Low surface recombination velocity and contact resistance using p +/p carbon-doped GaAs structures
Abstract
A reduction of the GaAs surface recombination velocity due to a heavily carbon-doped GaAs overlayer is reported. Metalorganic molecular beam epitaxy using trimethylgallium, triethylgallium, and elemental arsenic sources has been used to grow an epitaxial structure consisting of 1000 nm of p=1×10 17 cm-3 capped with 10 nm of p=1×1020 cm-3 GaAs.
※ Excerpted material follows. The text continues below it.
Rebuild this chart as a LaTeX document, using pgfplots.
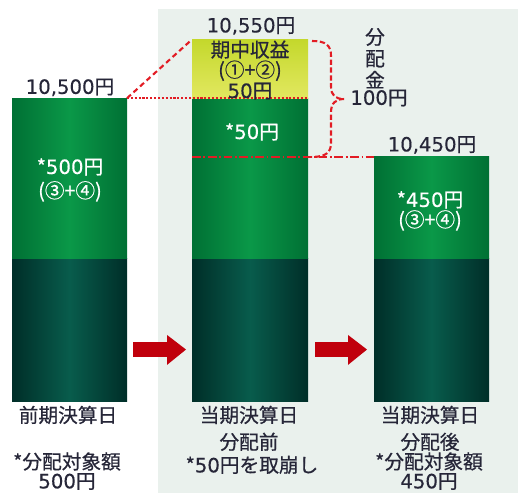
\documentclass[border=0pt]{standalone}
\usepackage{pgfplots}
\pgfplotsset{compat=1.18}
\usepackage{fontspec}
\setmainfont[FakeBold=0.6]{Noto Sans CJK JP}
\newfontfamily\numfontdv[FakeBold=0.4]{DejaVu Sans}
\newcommand{\NN}[1]{{\numfontdv #1}}
\definecolor{bg}{RGB}{234,241,237}
\definecolor{gEdge}{RGB}{0,112,52}
\definecolor{gMid}{RGB}{10,152,72}
\definecolor{dEdge}{RGB}{0,46,40}
\definecolor{dMid}{RGB}{8,92,76}
\definecolor{yTop}{RGB}{196,216,44}
\definecolor{yBot}{RGB}{226,232,96}
\definecolor{lred}{RGB}{226,28,36}
\definecolor{ared}{RGB}{192,0,12}
\definecolor{txt}{RGB}{38,38,56}
\begin{document}
\begin{tikzpicture}
\begin{axis}[scale only axis, width=10.36cm, height=9.86cm,
  xmin=0, xmax=518, ymin=10164, ymax=10583.6, hide axis, clip=false]
\coordinate (SW) at (rel axis cs:0,0);
\coordinate (NE) at (rel axis cs:1,1);
% background panel
\addplot[draw=none, fill=bg] coordinates {(158,10164) (518,10164) (518,10576) (158,10576)} -- cycle;
% bar 1
\addplot[draw=none, left color=dEdge, right color=dEdge, middle color=dMid] coordinates {(12,10242) (127,10242) (127,10364) (12,10364)} -- cycle;
\addplot[draw=none, left color=gEdge, right color=gEdge, middle color=gMid] coordinates {(12,10364) (127,10364) (127,10500) (12,10500)} -- cycle;
% bar 2
\addplot[draw=none, left color=dEdge, right color=dEdge, middle color=dMid] coordinates {(192,10242) (308,10242) (308,10364) (192,10364)} -- cycle;
\addplot[draw=none, left color=gEdge, right color=gEdge, middle color=gMid] coordinates {(192,10364) (308,10364) (308,10500) (192,10500)} -- cycle;
\addplot[draw=none, top color=yTop, bottom color=yBot] coordinates {(192,10500) (308,10500) (308,10550) (192,10550)} -- cycle;
% bar 3
\addplot[draw=none, left color=dEdge, right color=dEdge, middle color=dMid] coordinates {(374,10242) (489,10242) (489,10364) (374,10364)} -- cycle;
\addplot[draw=none, left color=gEdge, right color=gEdge, middle color=gMid] coordinates {(374,10364) (489,10364) (489,10450) (374,10450)} -- cycle;
% arrows
\addplot[draw=none, fill=ared] coordinates {(133,10279.8) (167,10279.8) (167,10273) (186,10286.1) (167,10298.5) (167,10292.5) (133,10292.5)} -- cycle;
\addplot[draw=none, fill=ared] coordinates {(315,10279.8) (348,10279.8) (348,10273) (367,10286.1) (348,10298.5) (348,10292.5) (315,10292.5)} -- cycle;
% red reference lines
\addplot[lred, line width=1.2pt, dash pattern=on 3pt off 2pt] coordinates {(127,10500) (192,10550)};
\addplot[lred, line width=1.3pt, dash pattern=on 1.2pt off 1pt] coordinates {(127,10500) (308,10500)};
\addplot[lred, line width=1.2pt, dash pattern=on 5pt off 1.5pt on 1pt off 1.5pt] coordinates {(192,10450) (374,10450)};
% brace
\draw[lred, line width=1.2pt, dash pattern=on 3pt off 1.5pt]
  (axis cs:312,10548.7) .. controls (axis cs:326,10548.7) and (axis cs:331,10545) .. (axis cs:331,10536)
  -- (axis cs:331,10510) .. controls (axis cs:331,10502) and (axis cs:336,10499.3) .. (axis cs:344,10499.3)
  .. controls (axis cs:336,10499.3) and (axis cs:331,10496) .. (axis cs:331,10488)
  -- (axis cs:331,10462) .. controls (axis cs:331,10454) and (axis cs:326,10450) .. (axis cs:312,10450);
% value labels
\begin{scope}[every node/.style={font=\fontsize{11.2}{10.2}\selectfont, text=txt, inner sep=0pt, align=center}]
\node at (axis cs:70,10509.2) {\NN{10,500}円};
\node at (axis cs:251,10561.5) {\NN{10,550}円};
\node at (axis cs:432,10460.2) {\NN{10,450}円};
\node at (axis cs:250,10524) {期中収益\\(①+②)\\\NN{50}円};
\node[font=\fontsize{11.2}{12.3}\selectfont] at (axis cs:375,10534) {分\\配\\金};
\node at (axis cs:379,10500.2) {\NN{100}円};
\node at (axis cs:68,10230.4) {前期決算日};
\node[font=\fontsize{11.2}{15.3}\selectfont] at (axis cs:249,10219) {当期決算日\\分配前};
\node[font=\fontsize{11.2}{15.3}\selectfont] at (axis cs:430,10219) {当期決算日\\分配後};
\node[font=\fontsize{11.2}{11}\selectfont] at (axis cs:67,10182.6) {*分配対象額\\\NN{500}円};
\node at (axis cs:252,10187.9) {*\NN{50}円を取崩し};
\node[font=\fontsize{11.2}{11}\selectfont] at (axis cs:429,10182.6) {*分配対象額\\\NN{450}円};
\node[text=white, font=\fontsize{11.2}{13.6}\selectfont] at (axis cs:70,10430.4) {*\NN{500}円\\(③+④)};
\node[text=white] at (axis cs:252,10471.3) {*\NN{50}円};
\node[text=white] at (axis cs:430,10404) {*\NN{450}円\\(③+④)};
\end{scope}
\end{axis}
\pgfresetboundingbox
\path (SW) rectangle (NE);
\end{tikzpicture}
\end{document}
Time-resolved photoluminescence (PL) and PL excitation spectroscopy showed this p+/p structure to have a 3.2 ns carrier lifetime and strong band-edge PL emission, whose intensity was nearly constant over an excitation photon energy range of 1.5-3.3 eV. The same wafer with the p+ cap etched off exhibited a much shorter carrier lifetime and PL intensity that decreased exponentially with increasing photon energy, which is indicative of carrier losses to surface recombination. The specific contact resistivity of nonalloyed ohmic contacts to these heavily doped layers was observed to be in the mid 10-7 Ω cm2 range, independent of measurement temperature from 77 to 340 K, suggesting a tunneling contact due to the narrow surface depletion layer.